Denn der Konzern ließ durch Demontierung und Abtransport der Maschinen Fakten schaffen. Der Abbau hätte mit allen Mitteln – auch mit Blockaden und einem Streik – verhindert werden müssen. Der Betriebsrat der ATB aber hatte sich die Rettung durch ein günstiges Urteil des Insolvenzgerichts und einen neuen Investor erhofft. Das Gericht entschied gegen den Betriebsrat und genehmigte den Verkauf der Maschinen.

Mit dem Abtransport der Maschinen wurde das Schicksal der ATB besiegelt. Unsere Region verliert damit das wichtige Standbein der Elektroindustrie und 360 Menschen sind arbeitslos. Natürlich gibt es keine Garantie, dass unser Konzept aufgegangen wäre, aber es nicht einmal zu versuchen ist ein Schaden für die Menschen der ganzen Region.

Die ATB hatte eine bewegte Geschichte. Bis zur Bauknecht-Pleite war das Werk mit 2.200 Beschäftigten ein Zulieferbetrieb für das private deutsche Stammwerk.
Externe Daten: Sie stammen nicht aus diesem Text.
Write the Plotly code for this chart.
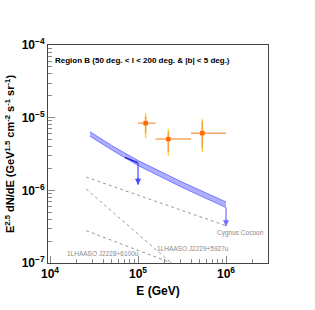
import math
import plotly.graph_objects as go

# ---- data ----
band_E = [2.85e4, 5.0e4, 1.0e5, 3.16e5, 1.0e6]
band_upper = [6.4e-6, 4.15e-6, 2.57e-6, 1.3e-6, 6.9e-7]
band_lower = [5.55e-6, 3.62e-6, 2.2e-6, 1.1e-6, 5.8e-7]

seg_E = [7.1e4, 1.0e5]
seg_F = [2.85e-6, 2.38e-6]

ul_E = [1.0e5, 1.0e6]
ul_from = [2.38e-6, 5.8e-7]
ul_to = [1.19e-6, 3.2e-7]

pt_E = [1.22e5, 2.21e5, 5.38e5]
pt_F = [8.4e-6, 5.07e-6, 6.12e-6]
pt_Elo = [1.0e5, 1.58e5, 4.0e5]
pt_Ehi = [1.58e5, 4.0e5, 1.0e6]
stat_hi = [1.04e-5, 6.32e-6, 8.84e-6]
stat_lo = [6.14e-6, 3.42e-6, 3.88e-6]
sys_hi = [1.15e-5, 7.0e-6, 9.53e-6]
sys_lo = [5.22e-6, 3.0e-6, 3.36e-6]

cyg_E = [2.57e4, 1.0e6]
cyg_F = [1.52e-6, 3.26e-7]
j2229_E = [2.57e4, 2.4e5]
j2229_F = [1.04e-6, 1.0e-7]
j2228_E = [2.57e4, 2.4e5]
j2228_F = [2.79e-7, 1.0e-7]

xtick_vals = [1e4, 1e5, 1e6]
xtick_text = ["10<sup>4</sup>", "10<sup>5</sup>", "10<sup>6</sup>"]
ytick_vals = [1e-7, 1e-6, 1e-5, 1e-4]
ytick_text = ["10<sup>\u22127</sup>", "10<sup>\u22126</sup>", "10<sup>\u22125</sup>", "10<sup>\u22124</sup>"]

FONT = "Liberation Sans, Arial, Helvetica, sans-serif"
fig = go.Figure()

# band
fig.add_trace(go.Scatter(x=band_E, y=band_upper, mode="lines",
                         line=dict(color="rgba(110,110,255,0.9)", width=1), showlegend=False))
fig.add_trace(go.Scatter(x=band_E, y=band_lower, mode="lines", fill="tonexty",
                         fillcolor="rgba(140,140,255,0.7)",
                         line=dict(color="rgba(110,110,255,0.9)", width=1), showlegend=False))

# dashed source lines
for xs, ys in [(cyg_E, cyg_F), (j2229_E, j2229_F), (j2228_E, j2228_F)]:
    fig.add_trace(go.Scatter(x=xs, y=ys, mode="lines",
                             line=dict(color="#9a9a9a", width=1, dash="dot"), showlegend=False))

# dark segment
fig.add_trace(go.Scatter(x=seg_E, y=seg_F, mode="lines",
                         line=dict(color="#1a1ae0", width=1.3), showlegend=False))

# upper limit arrows
ul_colors = ["#4a4aff", "#7070ff"]
for e, f0, f1, c in zip(ul_E, ul_from, ul_to, ul_colors):
    fig.add_trace(go.Scatter(x=[e, e], y=[f0, f1], mode="lines",
                             line=dict(color=c, width=1.2), showlegend=False))
    fig.add_annotation(x=math.log10(e), y=math.log10(f1),
                       ax=math.log10(e), ay=math.log10(f1) + 0.12,
                       xref="x", yref="y", axref="x", ayref="y", text="",
                       showarrow=True, arrowhead=2, arrowsize=1.1, arrowwidth=1.1,
                       arrowcolor=c)

# points: systematic (yellow) and statistical (orange)
fig.add_trace(go.Scatter(
    x=pt_E, y=pt_F, mode="markers", marker=dict(size=1, color="rgba(0,0,0,0)"),
    error_y=dict(type="data", symmetric=False,
                 array=[h - f for h, f in zip(sys_hi, pt_F)],
                 arrayminus=[f - l for l, f in zip(sys_lo, pt_F)],
                 color="#f7d23a", thickness=1.5, width=0),
    showlegend=False))
fig.add_trace(go.Scatter(
    x=pt_E, y=pt_F, mode="markers",
    marker=dict(symbol="square", size=4.5, color="#ff6a00"),
    error_x=dict(type="data", symmetric=False,
                 array=[h - e for h, e in zip(pt_Ehi, pt_E)],
                 arrayminus=[e - l for l, e in zip(pt_Elo, pt_E)],
                 color="rgba(245,150,70,0.85)", thickness=1.5, width=0),
    error_y=dict(type="data", symmetric=False,
                 array=[h - f for h, f in zip(stat_hi, pt_F)],
                 arrayminus=[f - l for l, f in zip(stat_lo, pt_F)],
                 color="rgba(245,150,70,0.85)", thickness=1.5, width=0),
    showlegend=False))

minor_x = [m * 10 ** p for p in (3, 4, 5, 6) for m in range(2, 10)]
minor_y = [m * 10 ** p for p in (-8, -7, -6, -5) for m in range(2, 10)]

fig.update_xaxes(type="log", range=[3.977, 6.477], automargin=False,
                 tickvals=xtick_vals, ticktext=xtick_text,
                 ticks="inside", ticklen=7, tickcolor="#888", tickwidth=1,
                 minor=dict(tickvals=minor_x, ticks="inside", ticklen=4, tickcolor="#888"),
                 showline=True, linecolor="#444", linewidth=1, mirror=True,
                 showgrid=False, zeroline=False,
                 tickfont=dict(family=FONT, size=12, color="black", weight="bold"),
                 title=dict(text="E (GeV)", standoff=6,
                            font=dict(family=FONT, size=12, color="black", weight="bold")))
fig.update_yaxes(type="log", range=[-7, -4], automargin=False,
                 tickvals=ytick_vals, ticktext=ytick_text,
                 ticks="inside", ticklen=7, tickcolor="#888", tickwidth=1,
                 minor=dict(tickvals=minor_y, ticks="inside", ticklen=4, tickcolor="#888"),
                 showline=True, linecolor="#444", linewidth=1, mirror=True,
                 showgrid=False, zeroline=False,
                 tickfont=dict(family=FONT, size=12, color="black", weight="bold"),
                 title=dict(text="E<sup>2.5</sup> dN/dE (GeV<sup>1.5</sup> cm<sup>-2</sup> s<sup>-1</sup> sr<sup>-1</sup>)",
                            standoff=4,
                            font=dict(family=FONT, size=11, color="black", weight="bold")))

def px2paper(px, py):
    return (px - 48) / 220.0, (263.3 - py) / 218.3

tx, ty = px2paper(53, 61)
fig.add_annotation(x=tx, y=ty, xref="paper", yref="paper", xanchor="left", yanchor="middle",
                   text="Region B (50 deg. < l < 200 deg. & |b| < 5 deg.)", showarrow=False,
                   font=dict(family=FONT, size=8, color="black", weight="bold"))
for label, (px, py) in [("Cygnus Cocoon", (240, 233)),
                        ("1LHAASO J2229+5927u", (193, 249)),
                        ("1LHAASO J2228+6100u", (103, 254))]:
    ax_, ay_ = px2paper(px, py)
    fig.add_annotation(x=ax_, y=ay_, xref="paper", yref="paper", xanchor="center", yanchor="middle",
                       text=label, showarrow=False,
                       font=dict(family=FONT, size=6.5, color="#8a8a8a"))

fig.update_layout(width=315, height=310, margin=dict(l=48, r=47, t=45, b=47, autoexpand=False),
                  paper_bgcolor="white", plot_bgcolor="white", showlegend=False)
fig.write_html("out.html", config={"displayModeBar": False},
               post_script="document.body.style.margin='0';")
Nach der Rettung durch die Übernahme von Bund und Land Steiermark entwickelte die ATB eine eigene Motorenherstellung mit eigenem Vertrieb. Nach sechs Jahren wurde der Betrieb wieder privatisiert, von den Investoren wirtschaftlich an die Wand gefahren und wieder durch die öffentliche Hand aufgefangen.
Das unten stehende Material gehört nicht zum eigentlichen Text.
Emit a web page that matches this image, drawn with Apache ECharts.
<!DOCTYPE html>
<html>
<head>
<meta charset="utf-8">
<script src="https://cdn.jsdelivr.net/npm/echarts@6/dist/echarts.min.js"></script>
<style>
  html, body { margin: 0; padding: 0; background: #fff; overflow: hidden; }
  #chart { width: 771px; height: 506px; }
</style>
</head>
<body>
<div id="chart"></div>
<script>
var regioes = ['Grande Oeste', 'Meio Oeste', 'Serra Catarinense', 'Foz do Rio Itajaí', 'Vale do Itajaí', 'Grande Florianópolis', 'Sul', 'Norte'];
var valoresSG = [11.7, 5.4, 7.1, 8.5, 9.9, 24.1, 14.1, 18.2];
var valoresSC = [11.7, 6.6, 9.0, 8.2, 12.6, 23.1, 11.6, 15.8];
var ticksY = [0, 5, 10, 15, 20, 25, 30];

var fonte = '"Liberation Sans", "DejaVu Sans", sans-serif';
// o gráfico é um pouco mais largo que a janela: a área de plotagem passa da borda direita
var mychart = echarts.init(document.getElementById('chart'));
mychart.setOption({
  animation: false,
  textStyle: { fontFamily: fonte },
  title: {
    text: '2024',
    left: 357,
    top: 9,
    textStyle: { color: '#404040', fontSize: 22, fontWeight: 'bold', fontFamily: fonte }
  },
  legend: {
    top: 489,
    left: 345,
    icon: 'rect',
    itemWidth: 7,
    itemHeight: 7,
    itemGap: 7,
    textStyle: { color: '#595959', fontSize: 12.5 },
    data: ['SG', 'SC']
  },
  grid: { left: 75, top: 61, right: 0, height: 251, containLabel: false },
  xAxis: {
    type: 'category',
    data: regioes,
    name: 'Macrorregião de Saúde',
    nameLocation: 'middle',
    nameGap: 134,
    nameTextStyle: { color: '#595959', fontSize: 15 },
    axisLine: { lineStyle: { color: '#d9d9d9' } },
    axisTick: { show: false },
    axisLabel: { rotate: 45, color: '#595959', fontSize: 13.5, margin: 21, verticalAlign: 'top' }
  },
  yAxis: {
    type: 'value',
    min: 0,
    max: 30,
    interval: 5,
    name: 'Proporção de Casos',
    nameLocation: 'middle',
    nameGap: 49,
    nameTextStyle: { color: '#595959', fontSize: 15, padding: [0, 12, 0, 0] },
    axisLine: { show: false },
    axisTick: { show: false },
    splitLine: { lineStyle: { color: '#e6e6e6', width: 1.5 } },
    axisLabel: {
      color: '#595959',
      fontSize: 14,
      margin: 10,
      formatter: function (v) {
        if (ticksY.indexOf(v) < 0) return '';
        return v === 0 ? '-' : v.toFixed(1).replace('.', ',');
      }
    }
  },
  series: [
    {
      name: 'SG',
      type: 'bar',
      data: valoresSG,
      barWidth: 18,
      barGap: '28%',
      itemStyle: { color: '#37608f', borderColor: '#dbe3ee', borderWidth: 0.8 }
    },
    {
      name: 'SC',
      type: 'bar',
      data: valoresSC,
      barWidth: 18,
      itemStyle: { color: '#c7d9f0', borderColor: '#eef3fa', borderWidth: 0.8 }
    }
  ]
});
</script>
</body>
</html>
Das geschah mehrfach. Erst wurden öffentliche Förderungen kassiert, dann der Betrieb und die Belegschaft ausgepresst, Forschung und Entwicklung vernachlässigt, selten neue Investitionen getätigt. Um den Profit zu maximieren wurden Lohnverzicht und der Verzicht auf bezahlte Pausen durchgesetzt und die Antreiberei verstärkt.
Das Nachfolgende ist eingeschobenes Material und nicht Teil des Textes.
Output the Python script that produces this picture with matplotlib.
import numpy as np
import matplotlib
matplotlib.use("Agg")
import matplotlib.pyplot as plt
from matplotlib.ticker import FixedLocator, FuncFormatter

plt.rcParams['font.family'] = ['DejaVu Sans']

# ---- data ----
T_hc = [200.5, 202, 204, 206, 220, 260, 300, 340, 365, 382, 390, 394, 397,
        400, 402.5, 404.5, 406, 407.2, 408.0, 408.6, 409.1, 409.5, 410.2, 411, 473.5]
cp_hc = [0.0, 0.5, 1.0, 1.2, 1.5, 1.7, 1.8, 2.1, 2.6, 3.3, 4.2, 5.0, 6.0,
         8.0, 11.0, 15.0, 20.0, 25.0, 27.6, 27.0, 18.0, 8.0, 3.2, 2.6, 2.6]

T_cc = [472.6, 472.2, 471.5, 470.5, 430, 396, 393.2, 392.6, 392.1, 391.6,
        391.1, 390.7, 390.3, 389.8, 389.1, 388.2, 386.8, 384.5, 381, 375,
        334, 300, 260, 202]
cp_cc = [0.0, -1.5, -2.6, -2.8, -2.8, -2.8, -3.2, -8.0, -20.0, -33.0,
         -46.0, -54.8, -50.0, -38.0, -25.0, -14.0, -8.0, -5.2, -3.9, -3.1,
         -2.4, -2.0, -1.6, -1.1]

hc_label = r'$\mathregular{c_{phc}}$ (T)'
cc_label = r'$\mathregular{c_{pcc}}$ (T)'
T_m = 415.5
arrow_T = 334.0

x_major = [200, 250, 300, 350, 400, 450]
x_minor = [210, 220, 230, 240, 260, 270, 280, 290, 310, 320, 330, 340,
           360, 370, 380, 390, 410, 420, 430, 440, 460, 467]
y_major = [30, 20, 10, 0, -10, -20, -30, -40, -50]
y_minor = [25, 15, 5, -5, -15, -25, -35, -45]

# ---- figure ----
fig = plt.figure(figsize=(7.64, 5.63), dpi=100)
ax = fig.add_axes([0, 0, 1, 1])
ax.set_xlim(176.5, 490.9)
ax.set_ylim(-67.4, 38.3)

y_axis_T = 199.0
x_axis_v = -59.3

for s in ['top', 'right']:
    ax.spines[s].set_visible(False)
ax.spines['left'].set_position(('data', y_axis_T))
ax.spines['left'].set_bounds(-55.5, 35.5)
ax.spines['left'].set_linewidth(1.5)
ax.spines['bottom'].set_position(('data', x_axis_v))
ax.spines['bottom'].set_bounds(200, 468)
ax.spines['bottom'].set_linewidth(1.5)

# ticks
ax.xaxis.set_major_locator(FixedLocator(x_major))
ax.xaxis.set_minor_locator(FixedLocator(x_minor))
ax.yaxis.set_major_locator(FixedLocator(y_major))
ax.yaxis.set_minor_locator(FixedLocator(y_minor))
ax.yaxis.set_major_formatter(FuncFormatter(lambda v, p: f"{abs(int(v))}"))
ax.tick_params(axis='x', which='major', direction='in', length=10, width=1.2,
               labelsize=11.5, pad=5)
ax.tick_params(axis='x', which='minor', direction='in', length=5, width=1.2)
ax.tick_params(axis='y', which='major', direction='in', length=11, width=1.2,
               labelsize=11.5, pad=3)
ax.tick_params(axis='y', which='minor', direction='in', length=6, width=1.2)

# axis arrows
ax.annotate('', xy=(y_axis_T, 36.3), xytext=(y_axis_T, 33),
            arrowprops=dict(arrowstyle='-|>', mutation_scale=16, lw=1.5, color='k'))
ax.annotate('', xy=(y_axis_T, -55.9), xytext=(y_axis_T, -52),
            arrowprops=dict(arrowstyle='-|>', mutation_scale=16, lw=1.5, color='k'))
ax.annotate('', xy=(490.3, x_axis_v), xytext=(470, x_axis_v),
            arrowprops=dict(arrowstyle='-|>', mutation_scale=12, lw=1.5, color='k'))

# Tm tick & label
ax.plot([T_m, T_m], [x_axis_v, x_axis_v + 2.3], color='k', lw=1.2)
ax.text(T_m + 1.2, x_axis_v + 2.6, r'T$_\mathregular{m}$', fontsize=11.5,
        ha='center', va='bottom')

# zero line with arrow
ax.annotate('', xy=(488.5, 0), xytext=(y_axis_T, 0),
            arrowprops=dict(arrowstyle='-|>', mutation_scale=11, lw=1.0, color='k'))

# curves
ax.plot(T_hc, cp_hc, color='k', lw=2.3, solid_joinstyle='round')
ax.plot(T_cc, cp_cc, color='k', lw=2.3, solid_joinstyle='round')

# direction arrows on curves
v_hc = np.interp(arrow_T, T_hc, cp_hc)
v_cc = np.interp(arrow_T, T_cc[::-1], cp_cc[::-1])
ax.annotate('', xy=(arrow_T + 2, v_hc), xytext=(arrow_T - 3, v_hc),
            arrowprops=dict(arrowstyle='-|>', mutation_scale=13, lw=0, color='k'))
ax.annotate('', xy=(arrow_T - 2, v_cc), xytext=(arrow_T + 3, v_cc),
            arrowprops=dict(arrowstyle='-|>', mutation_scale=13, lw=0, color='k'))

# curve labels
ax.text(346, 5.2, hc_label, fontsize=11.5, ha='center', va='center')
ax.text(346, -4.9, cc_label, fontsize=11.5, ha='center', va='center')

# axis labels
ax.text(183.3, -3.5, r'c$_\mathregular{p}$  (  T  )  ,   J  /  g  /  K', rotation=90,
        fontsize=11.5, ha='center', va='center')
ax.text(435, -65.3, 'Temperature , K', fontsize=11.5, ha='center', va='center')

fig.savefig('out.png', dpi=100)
Nach diesen jahrelangen schlechten Erfahrungen hätte man heute wissen müssen, dass private Investoren keine Wohltäter sind. Ein Betrieb wird nicht erworben, um Arbeitsplätze zu retten, sondern um Profit zu machen. Das eingesetzte Kapital muss eine möglichst hohe Rendite bringen. Das ist das Gesetz des Kapitalismus. Dagegen hilft nur Widerstand!